-- Written problem --
Reproduce the records below exactly as they appear, omitting any pictures they contain.
● ● ● ●
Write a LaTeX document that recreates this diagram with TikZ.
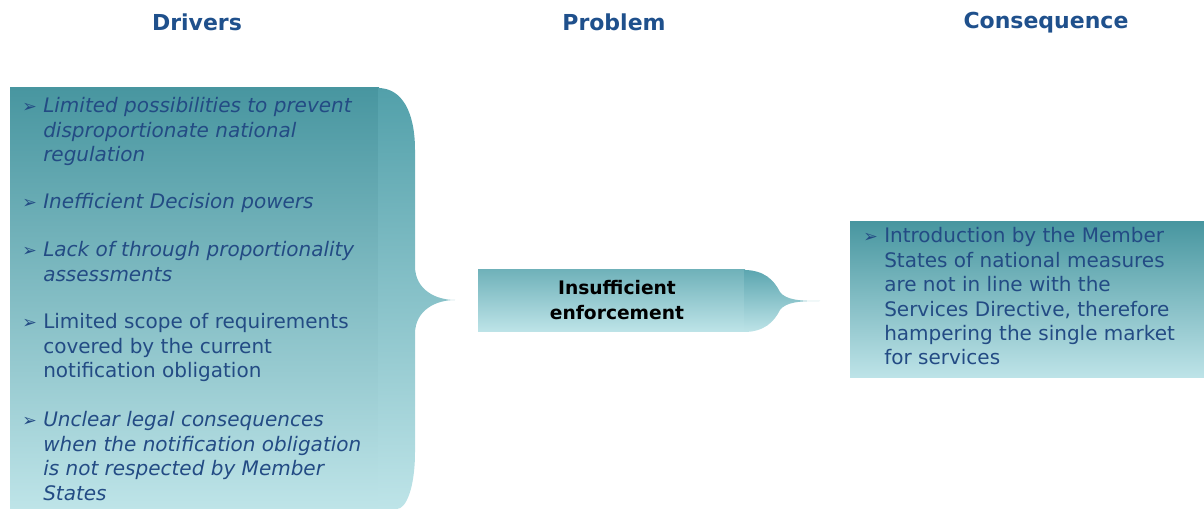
\documentclass[tikz,border=0pt]{standalone}
\usepackage{fontspec}
\setmainfont{DejaVu Sans}
\usetikzlibrary{positioning}
\definecolor{headblue}{RGB}{31,80,140}
\definecolor{textblue}{RGB}{35,75,132}
\definecolor{tealdark}{RGB}{72,150,160}
\definecolor{tealbrace}{RGB}{82,160,170}
\definecolor{teallight}{RGB}{190,228,232}
\definecolor{tealprob}{RGB}{112,178,186}
\definecolor{tealtip}{RGB}{92,166,176}

\newcommand{\bulmark}{{\fontsize{13}{13}\selectfont\upshape ➢}}
\newcommand{\dritem}[1]{\makebox[15.75pt][l]{\bulmark}\begin{tabular}[t]{@{}l@{}}#1\end{tabular}}

\begin{document}
\begin{tikzpicture}[
    x=0.75pt, y=-0.75pt,
    heading/.style={anchor=base, inner sep=0, text=headblue, font=\fontsize{16.5}{19}\selectfont\bfseries},
    bullet/.style={anchor=base west, inner sep=0, text=textblue, font=\fontsize{15}{18.3}\selectfont},
    probtext/.style={anchor=base, inner sep=0, font=\fontsize{14}{18.6}\selectfont\bfseries}
]
\useasboundingbox (0,0) rectangle (1204,509);

% Headings
\node[heading] (hdrivers) at (197,31) {Drivers};
\node[heading] (hproblem) at (614,31) {Problem};
\node[heading] (hconseq) at (1046,29) {Consequence};

% Drivers box with brace
\shade[top color=tealdark, bottom color=teallight] (10,88) rectangle (379,509);
\shade[top color=tealbrace, bottom color=teallight]
    (378,88) .. controls (402,88) and (415,112) .. (415,150) -- (415,266)
    .. controls (415,290) and (436,300) .. (455,300)
    .. controls (436,300) and (415,310) .. (415,334) -- (415,452)
    .. controls (415,488) and (406,509) .. (397,509) -- (378,509) -- cycle;

\node[bullet, font=\fontsize{15}{18.3}\selectfont\itshape] (d1) at (22,113)
    {\dritem{Limited possibilities to prevent\\disproportionate national\\regulation}};
\node[bullet, font=\fontsize{15}{18.3}\selectfont\itshape] (d2) at (22,209)
    {\dritem{Inefficient Decision powers}};
\node[bullet, font=\fontsize{15}{18.3}\selectfont\itshape] (d3) at (22,257)
    {\dritem{Lack of through proportionality\\assessments}};
\node[bullet] (d4) at (22,329)
    {\dritem{Limited scope of requirements\\covered by the current\\notification obligation}};
\node[bullet, font=\fontsize{15}{18.3}\selectfont\itshape] (d5) at (22,427)
    {\dritem{Unclear legal consequences\\when the notification obligation\\is not respected by Member\\States}};

% Problem box with tip
\shade[top color=tealprob, bottom color=teallight] (478,270) rectangle (745,332);
\shade[top color=tealtip, bottom color=teallight]
    (744,270) .. controls (764,270) and (774,280) .. (780,292)
    .. controls (786,300) and (800,301) .. (820,301)
    .. controls (800,301) and (786,302) .. (780,310)
    .. controls (774,322) and (764,332) .. (744,332) -- cycle;
\node[probtext] (prob) at (617,295)
    {\begin{tabular}[t]{@{}c@{}}Insufficient\\enforcement\end{tabular}};

% Consequence box
\shade[top color=tealdark, bottom color=teallight] (850,222) rectangle (1204,378);
\node[bullet] (c1) at (863,243)
    {\dritem{Introduction by the Member\\States of national measures\\are not in line with the\\Services Directive, therefore\\hampering the single market\\for services}};

\end{tikzpicture}
\end{document}
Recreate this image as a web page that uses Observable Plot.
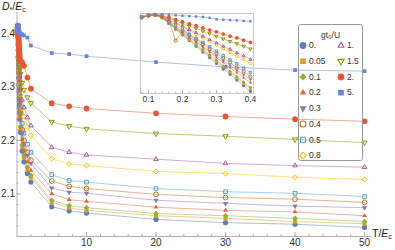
● ● ● ●
-- The result --
Write a LaTeX document that recreates this diagram with TikZ.
\documentclass[tikz,border=0pt]{standalone}
\usepackage{fontspec}
\setmainfont{DejaVu Sans}
\usetikzlibrary{positioning}
\definecolor{headblue}{RGB}{31,80,140}
\definecolor{textblue}{RGB}{35,75,132}
\definecolor{tealdark}{RGB}{72,150,160}
\definecolor{tealbrace}{RGB}{82,160,170}
\definecolor{teallight}{RGB}{190,228,232}
\definecolor{tealprob}{RGB}{112,178,186}
\definecolor{tealtip}{RGB}{92,166,176}

\newcommand{\bulmark}{{\fontsize{13}{13}\selectfont\upshape ➢}}
\newcommand{\dritem}[1]{\makebox[15.75pt][l]{\bulmark}\begin{tabular}[t]{@{}l@{}}#1\end{tabular}}

\begin{document}
\begin{tikzpicture}[
    x=0.75pt, y=-0.75pt,
    heading/.style={anchor=base, inner sep=0, text=headblue, font=\fontsize{16.5}{19}\selectfont\bfseries},
    bullet/.style={anchor=base west, inner sep=0, text=textblue, font=\fontsize{15}{18.3}\selectfont},
    probtext/.style={anchor=base, inner sep=0, font=\fontsize{14}{18.6}\selectfont\bfseries}
]
\useasboundingbox (0,0) rectangle (1204,509);

% Headings
\node[heading] (hdrivers) at (197,31) {Drivers};
\node[heading] (hproblem) at (614,31) {Problem};
\node[heading] (hconseq) at (1046,29) {Consequence};

% Drivers box with brace
\shade[top color=tealdark, bottom color=teallight] (10,88) rectangle (379,509);
\shade[top color=tealbrace, bottom color=teallight]
    (378,88) .. controls (402,88) and (415,112) .. (415,150) -- (415,266)
    .. controls (415,290) and (436,300) .. (455,300)
    .. controls (436,300) and (415,310) .. (415,334) -- (415,452)
    .. controls (415,488) and (406,509) .. (397,509) -- (378,509) -- cycle;

\node[bullet, font=\fontsize{15}{18.3}\selectfont\itshape] (d1) at (22,113)
    {\dritem{Limited possibilities to prevent\\disproportionate national\\regulation}};
\node[bullet, font=\fontsize{15}{18.3}\selectfont\itshape] (d2) at (22,209)
    {\dritem{Inefficient Decision powers}};
\node[bullet, font=\fontsize{15}{18.3}\selectfont\itshape] (d3) at (22,257)
    {\dritem{Lack of through proportionality\\assessments}};
\node[bullet] (d4) at (22,329)
    {\dritem{Limited scope of requirements\\covered by the current\\notification obligation}};
\node[bullet, font=\fontsize{15}{18.3}\selectfont\itshape] (d5) at (22,427)
    {\dritem{Unclear legal consequences\\when the notification obligation\\is not respected by Member\\States}};

% Problem box with tip
\shade[top color=tealprob, bottom color=teallight] (478,270) rectangle (745,332);
\shade[top color=tealtip, bottom color=teallight]
    (744,270) .. controls (764,270) and (774,280) .. (780,292)
    .. controls (786,300) and (800,301) .. (820,301)
    .. controls (800,301) and (786,302) .. (780,310)
    .. controls (774,322) and (764,332) .. (744,332) -- cycle;
\node[probtext] (prob) at (617,295)
    {\begin{tabular}[t]{@{}c@{}}Insufficient\\enforcement\end{tabular}};

% Consequence box
\shade[top color=tealdark, bottom color=teallight] (850,222) rectangle (1204,378);
\node[bullet] (c1) at (863,243)
    {\dritem{Introduction by the Member\\States of national measures\\are not in line with the\\Services Directive, therefore\\hampering the single market\\for services}};

\end{tikzpicture}
\end{document}
Recreate this image as a web page that uses Observable Plot.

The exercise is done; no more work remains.